Note that all of the above commands will only work some of the time. For example, here the output of "ps" shows the path to a program, but if you try to access that path you find that nothing is there:
$ ./myprogram &
$ rm myprogram
$ ps -fe | grep myprogram
lars 27294 29529 0 20:39 pts/1 00:00:00 ./myprogram
$ ls myprogram
ls: myprogram: No such file or directory
In fact, the value displayed by ps is entirely up to the whatever code launched the program. For example:
$ python -c "import os; os.execl('./myprogram', '/usr/sbin/sendmail')" &
myprogram: i am: 27914
$ ps -f -p 27914
UID PID PPID C STIME TTY TIME CMD
lars 27914 29529 0 20:44 pts/1 00:00:00 /usr/sbin/sendmail
So basically, you can't rely on the output of ps. You might be able to rely on /proc/PID/exe
, for example:
$ ls -l /proc/27914/exe
lrwxrwxrwx 1 lars lars 0 Dec 3 20:46 /proc/27914/exe -> /home/lars/tmp/myprogram
But even in this case the file may no longer exist.
-
larsks: +1 Nice information! Welcome to serverfault, hope to see more of your answers! Dec 4, 2009 at 2:14
How about something like this.
lsof -p pid | grep 'txt'
man lsof
-p s This option excludes or selects the listing of files for
the processes whose optional process IDentification (PID)

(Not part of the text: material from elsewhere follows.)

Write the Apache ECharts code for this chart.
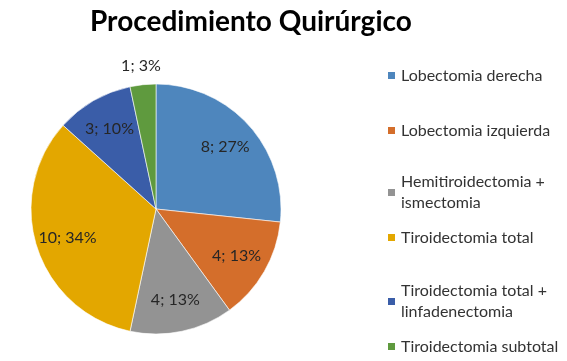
<!DOCTYPE html>
<html>
<head>
<meta charset="utf-8">
<script src="https://cdn.jsdelivr.net/npm/echarts@6/dist/echarts.min.js"></script>
<style>
  html, body { margin: 0; padding: 0; background: #fff; }
  #chart { width: 567px; height: 361px; }
</style>
</head>
<body>
<div id="chart"></div>
<script>
const categories = [
  'Lobectomia derecha',
  'Lobectomia izquierda',
  'Hemitiroidectomia + ismectomia',
  'Tiroidectomia total',
  'Tiroidectomia total + linfadenectomia',
  'Tiroidectomia subtotal',
]
const counts = [8, 4, 4, 10, 3, 1]
// percentages as printed on the original labels
const percentLabels = ['27%', '13%', '13%', '34%', '10%', '3%']
const legendLabels = [
  'Lobectomia derecha',
  'Lobectomia izquierda',
  'Hemitiroidectomia +\nismectomia',
  'Tiroidectomia total',
  'Tiroidectomia total +\nlinfadenectomia',
  'Tiroidectomia subtotal',
]

const colors = ['#4E86BD', '#D46E2B', '#939393', '#E3A700', '#3A5DA8', '#5F9A3E']
const font = 'Lato, "Open Sans", sans-serif'

const cx = 156
const cy = 209
const legendTops = [60, 115, 156, 222, 265, 331]

const chart = echarts.init(document.getElementById('chart'), null, { renderer: 'canvas' })

// one legend block per entry, the original spacing is uneven
const legends = categories.map((name, i) => {
  const twoLines = legendLabels[i].indexOf('\n') >= 0
  return {
    data: [name],
    left: 381,
    top: legendTops[i],
    orient: 'vertical',
    icon: 'rect',
    itemWidth: 9,
    itemHeight: 9,
    itemGap: 0,
    selectedMode: false,
    formatter: () => legendLabels[i],
    textStyle: {
      fontFamily: font,
      fontSize: 16,
      color: '#333',
      lineHeight: 21,
      padding: twoLines ? [21, 0, 0, 0] : 0,
    },
  }
})

chart.setOption({
  animation: false,
  color: colors,
  title: {
    text: 'Procedimiento Quirúrgico',
    left: 85,
    top: 3,
    textStyle: {
      fontFamily: font,
      fontSize: 28,
      fontWeight: 'bold',
      color: '#000',
    },
  },
  legend: legends,
  series: [
    {
      type: 'pie',
      center: [cx, cy],
      radius: 125,
      startAngle: 90,
      clockwise: true,
      avoidLabelOverlap: false,
      itemStyle: {
        borderColor: '#fff',
        borderWidth: 0.6,
      },
      label: {
        show: true,
        position: 'inside',
        fontFamily: font,
        fontSize: 16,
        color: '#262626',
        formatter: p => p.value + '; ' + percentLabels[p.dataIndex],
      },
      labelLine: { show: false },
      // push labels outward along the slice angle the library computed
      labelLayout: p => {
        const factor = p.dataIndex === 5 ? 2.2 : 1.42
        const lx = p.labelRect.x + p.labelRect.width / 2
        const ly = p.labelRect.y + p.labelRect.height / 2
        return {
          x: cx + (lx - cx) * factor,
          y: cy + (ly - cy) * factor,
          align: 'center',
          verticalAlign: 'middle',
        }
      },
      data: categories.map((name, i) => ({ name, value: counts[i] })),
    },
  ],
})
</script>
</body>
</html>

numbers are in the comma-separated set
...
FD is the File Descriptor number of the file or:
txt program text (code and data);
if your programs reside deeply in a /usr/local/program/bin filesystem tree it is possible on a limited terminal not to see the full path and program.
you can use:
ps -auxww
to see the full unlimited command line which belongs to all the processes.
Out of the ps manpage:
w Wide output. Use this option twice for unlimited width.
On Linux it's very simple:
$ cat /proc/4670/cmdline
kdeinit4: plasma-desktop [kdeinit]
Don't parse anything until you're sure there's no other way.